I can definitely appreciate the concern with having a thorough character creation before having a feel for how useful a skill is or how well it fits your play style. To mitigate this, I plan to have a "quick character" option in the future, in which you'd only pick your Race, Gender, and a Build which has optimal stat and skill distributions.
Also, keep in mind that, typically in a roguelike, your first few characters are unlikely to survive long enough to make you seriously regret your build! In any case, I have designed (but not yet implemented), a system for Stat/Skill "respec" through which you'll be able to organically redistribute your Stat/Skill levels.
With the current boom in roguelike releases, what made you decide to take a look at, and review, Dance of Death?
Thanks for the support and feedback!
Regards,
Ebyan "Nolithius" Alvarez-Buylla
http://www.nolithius.com
As the author of a roguelike that's also in in "Tech Demo"-land, seeing your post in RGRD peaked my interest. :)

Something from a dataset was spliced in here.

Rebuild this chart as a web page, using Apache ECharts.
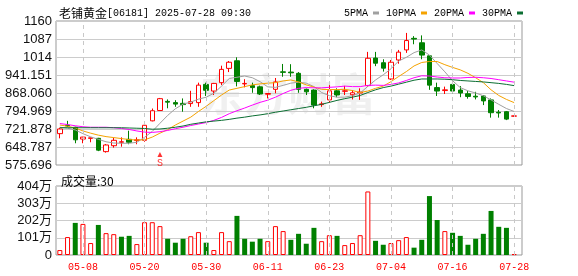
<!DOCTYPE html>
<html><head><meta charset="utf-8">
<script src="https://cdn.jsdelivr.net/npm/echarts@6/dist/echarts.min.js"></script>
<style>html,body{margin:0;padding:0;background:#fff}#c{width:578px;height:276px}</style>
</head><body><div id="c"></div>
<script>
const dates = ['05-02','05-06','05-07','05-08','05-09','05-12','05-13','05-14','05-15','05-16',
  '05-19','05-20','05-21','05-22','05-23','05-26','05-27','05-28','05-29','05-30',
  '06-02','06-03','06-04','06-05','06-06','06-09','06-10','06-11','06-12','06-13',
  '06-16','06-17','06-18','06-19','06-20','06-23','06-24','06-25','06-26','06-27',
  '06-30','07-02','07-03','07-04','07-07','07-08','07-09','07-10','07-11','07-14',
  '07-15','07-16','07-17','07-18','07-21','07-22','07-23','07-24','07-25','07-28'];
const opens  = [703,737,729,681,684,684,630,654,668,680, 675,676,755,797,834,829,826,825,829,903,
  876,910,968,999,905,898,893,863,883,954, 953,948,883,880,821,840,877,875,861,868,
  898,1010,991,925,1002,1043,1090,1072,1019,890, 878,903,880,865,855,856,840,790,792,774];
const closes = [722,734,678,689,686,636,657,676,670,668, 678,737,796,845,831,823,821,833,900,879,
  907,964,993,915,907,890,864,866,913,952, 950,883,873,819,824,877,860,877,869,872,
  1009,989,969,993,1034,1081,1087,1022,900,876, 881,876,868,854,852,836,788,787,762,775];
const lows   = [684,729,664,664,668,632,626,646,650,660, 660,670,753,795,806,812,792,812,812,856,
  860,900,953,895,891,869,860,846,867,934, 934,869,860,806,812,829,851,860,842,840,
  893,977,955,921,987,1031,1066,1005,881,856, 864,867,851,845,842,819,768,768,758,772];
const highs  = [727,755,731,690,687,686,661,687,688,715, 688,741,805,848,842,839,846,877,910,910,
  909,979,998,1013,924,910,898,868,929,986, 985,953,886,883,833,900,887,897,880,887,
  1035,1035,1005,1002,1043,1112,1099,1102,1020,910, 894,910,896,876,873,860,846,799,795,776];
const volumes = [29,105,188,182,70,176,128,122,107,112, 64,192,192,169,95,72,95,110,134,72,
  29,134,81,229,95,78,95,81,169,140, 89,124,66,159,81,116,112,58,70,116,
  372,83,60,70,87,105,43,89,345,205, 140,130,112,60,95,124,258,165,159,5];
const volumeUp = [1,1,0,1,1,0,1,1,0,0, 1,1,1,1,0,0,0,1,1,0, 1,1,1,0,0,0,0,1,1,1,
  0,0,0,0,1,1,0,1,1,1, 1,0,0,1,1,1,0,0,0,0, 1,0,0,0,0,0,0,0,0,1];
const ma5 = [729,725,718,703,690,680,670,665,664,664, 668,688,712,745,777,804,823,831,843,851,
  867,896,927,932,937,930,914,893,891,899, 908,912,908,894,870,857,851,851,857,868,
  895,921,942,966,998,1013,1032,1043,1022,988, 954,918,890,877,868,857,840,822,805,793];
const ma10 = [738,733,726,714,705,697,691,687,683,679, 677,678,689,705,719,738,754,770,793,814,
  837,860,880,887,894,901,905,908,910,917, 921,913,901,892,883,882,882,883,878,870,
  876,887,896,914,935,955,978,992,996,996, 983,972,962,948,930,910,881,858,842,829];
const ma20 = [744,740,735,731,729,729,729,727,724,720, 714,709,708,711,716,723,729,736,742,748,
  757,769,784,796,807,819,830,839,851,866, 879,887,890,889,889,891,893,896,894,894,
  899,900,899,903,909,919,930,938,937,933, 930,929,929,931,932,930,927,922,917,912];
const ma30 = [727,727,727,727,727,727,727,727,727,726, 725,724,721,722,725,729,734,741,746,751,
  754,757,761,766,770,775,779,784,790,795, 800,805,810,816,822,830,838,845,851,858,
  870,881,890,896,904,912,920,925,925,925, 924,922,919,917,915,913,910,907,903,898];
const priceTickLabels = ['575.696','648.787','721.878','794.969','868.060','941.151','1014','1087','1160'];
const priceMin = 575.696, priceMax = 1160.424;
const volumeTickLabels = ['0','101万','202万','303万','404万'];
const volumeMax = 404;
const maNames = ['5PMA','10PMA','20PMA','30PMA'];
const signalDates = ['05-22'];
const signalText = ['S'];

const maColors = ['#a0a0a0','#f5a300','#ff00ff','#0b6e32'];
const maData = [ma5, ma10, ma20, ma30];
const candleData = dates.map((d,i)=>[opens[i], closes[i], lows[i], highs[i]]);
const labelEvery = (i)=> i % 8 === 3;
const vLines = dates.filter((d,i)=>labelEvery(i)).map(d=>({xAxis:d}));
const markLineCfg = {silent:true, symbol:['none','none'], label:{show:false}, animation:false,
  lineStyle:{color:'#c8c8c8', type:[4,4], width:1}, data:vLines};
const SIGNAL_Y = 618;

const chart = echarts.init(document.getElementById('c'));
const LEFT = 56, SLOT = 7.7, N = dates.length;
chart.setOption({
  animation:false,
  backgroundColor:'#fff',
  title:[
    {text:'{a|老铺黄金}{b|[06181] 2025-07-28 09:30}', left:54, top:2,
     textStyle:{fontWeight:'normal', rich:{a:{fontSize:12, fontWeight:'normal', fontFamily:'Noto Sans CJK SC', color:'#000'},
                      b:{fontSize:10, fontWeight:'normal', fontFamily:'Liberation Mono', color:'#000'}}}},
    {text:'成交量:30', left:56, top:170, textStyle:{fontSize:12, fontWeight:'normal', fontFamily:'Noto Sans CJK SC', color:'#000'}}
  ],
  legend:{data:maNames, left:339, top:3, itemWidth:6, itemHeight:3, itemGap:7, icon:'rect', align:'right',
    textStyle:{fontFamily:'Liberation Mono', fontSize:10, color:'#000'}},
  graphic:[{type:'text', left:200, top:72, z:1, silent:true,
    style:{text:'东方财富', fontSize:44, fontWeight:'bold', fontFamily:'Noto Sans CJK SC', fill:'rgba(200,200,200,0.28)'}}],
  grid:[
    {left:LEFT, top:21, width:SLOT*N, height:144},
    {left:LEFT, top:186, width:SLOT*N, height:69},
    {left:LEFT, top:21, width:466, height:144, show:true, borderColor:'#999', borderWidth:1},
    {left:LEFT, top:186, width:466, height:69, show:true, borderColor:'#999', borderWidth:1}
  ],
  xAxis:[
    {type:'category', gridIndex:0, data:dates, boundaryGap:true, show:false},
    {type:'category', gridIndex:1, data:dates, boundaryGap:true,
     axisLine:{show:false}, axisTick:{show:false}, splitLine:{show:false},
     axisLabel:{interval:(i)=>labelEvery(i), color:'#ff0000', fontFamily:'Liberation Mono', fontSize:10, margin:7}},
    {type:'value', gridIndex:2, min:0, max:1, show:false},
    {type:'value', gridIndex:3, min:0, max:1, show:false}
  ],
  yAxis:[
    {type:'value', gridIndex:0, min:priceMin, max:priceMax, show:false},
    {type:'value', gridIndex:1, min:0, max:volumeMax, show:false},
    {type:'value', gridIndex:2, min:0, max:priceTickLabels.length-1, interval:1,
     axisLine:{show:false}, axisTick:{show:false},
     splitLine:{show:true, lineStyle:{color:'#cccccc', width:1}},
     axisLabel:{formatter:(v)=>priceTickLabels[Math.round(v)], margin:4, color:'#111', fontFamily:'Liberation Sans', fontSize:13}},
    {type:'value', gridIndex:3, min:0, max:volumeTickLabels.length-1, interval:1,
     axisLine:{show:false}, axisTick:{show:false},
     splitLine:{show:true, lineStyle:{color:'#cccccc', width:1}},
     axisLabel:{formatter:(v)=>volumeTickLabels[Math.round(v)], margin:4, color:'#111', fontFamily:'Liberation Sans, Noto Sans CJK SC', fontSize:13}}
  ],
  series:[
    {type:'candlestick', name:'K', xAxisIndex:0, yAxisIndex:0, data:candleData, barWidth:5,
     itemStyle:{color:'#ffffff', color0:'#008000', borderColor:'#ff0000', borderColor0:'#008000', borderWidth:1},
     markLine:markLineCfg},
    ...maNames.map((n,k)=>({type:'line', name:n, xAxisIndex:0, yAxisIndex:0, data:maData[k], showSymbol:false, symbol:'none',
      lineStyle:{color:maColors[k], width:1}, itemStyle:{color:maColors[k]}, z:4})),
    {type:'bar', name:'VOL', xAxisIndex:1, yAxisIndex:1, barWidth:5,
     data:volumes.map((v,i)=>({value:v, itemStyle: volumeUp[i] ? {color:'#ffffff', borderColor:'#ff0000', borderWidth:1} : {color:'#008000'}})),
     markLine:markLineCfg},
    {type:'scatter', name:'signal', xAxisIndex:0, yAxisIndex:0, symbol:'triangle', symbolSize:[5,5],
     data:signalDates.map((d,i)=>({value:[d, SIGNAL_Y], label:{formatter:signalText[i]}})),
     itemStyle:{color:'#ff0000'},
     label:{show:true, position:'bottom', distance:1, color:'#ff0000', fontSize:10, fontFamily:'Liberation Mono'}, z:5}
  ]
});
</script>
</body></html>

Flash is an interesting platform to base a roguelike in. As I noted, it provides almost 0 installation issues and is very crossplatform. How are you planning on handling save/load? Will those savefiles be associated with a given PC/Browser?
I've worked with C++ and SDL to put together roguelikes in the past, and though I miss the raw power of that combination (being able to clear the screen and redraw at 60+ fps comfortably, for example), Flash definitely takes a lot of the headaches out of the equation!
As far as save/load, Flash has its own system for storing data on your machine through the SharedObject class, whose operating system-specific details are entirely managed by the Flash virtual machine.
As you can probably imagine, not having to operate on files directly represents another huge time/sanity saver!